Blue Ocean is referred to the marketing of a product where there are less or no competitors for the same in the market. Blue Ocean strategy is applied across various sectors and businesses.
This strategy is used when companies focus on generating more profit and grow in a field where there is no pricing pressure. As when there is a limited room to grow, companies often end up losing their running business due to the pricing pressure in order to sustain their position in the market. The strategy focuses on capturing new demand, and to make competition irrelevant by introducing a product with advance features. It also helps the company in generate huge profits as the product can be priced a little higher because of its unique features.
It focuses on generating a demand for a new product that is currently not in existence, as there is a deeper potential in the market place that hasn’t been explored yet. Also the marketers get the first mover advantage. Most blue oceans are formed within red oceans by expanding the current industry boundaries. The way to a successful blue ocean strategy is right place, right time and with the right thing, which means finding the right market opportunity and making the competition irrelevant.

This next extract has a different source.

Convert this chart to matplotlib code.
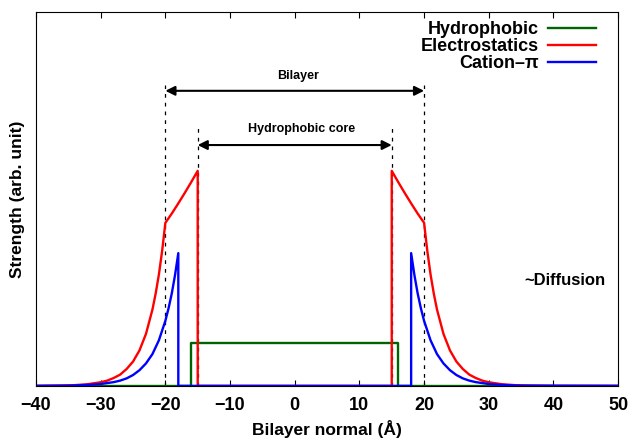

An example of a successful execution of a blue ocean strategy is the iPod. When the iPod was introduced in 2001, Steve Jobs said that “with [the] iPod, Apple has invented a whole new category of digital music player that lets you put your entire music collection in your pocket and listen to it wherever you go.” Apple looked beyond what was in the market at that time and introduced a product that created a new industry in and of itself. Apple looked beyond what customers were asking for and created a successful product.
For a manager it is necessary to identify the difference between the red ocean strategy and the blue ocean strategy. For this, they need to identify what their target market needs and what they currently don’t have then look in for the existing organizations who are serving the audience.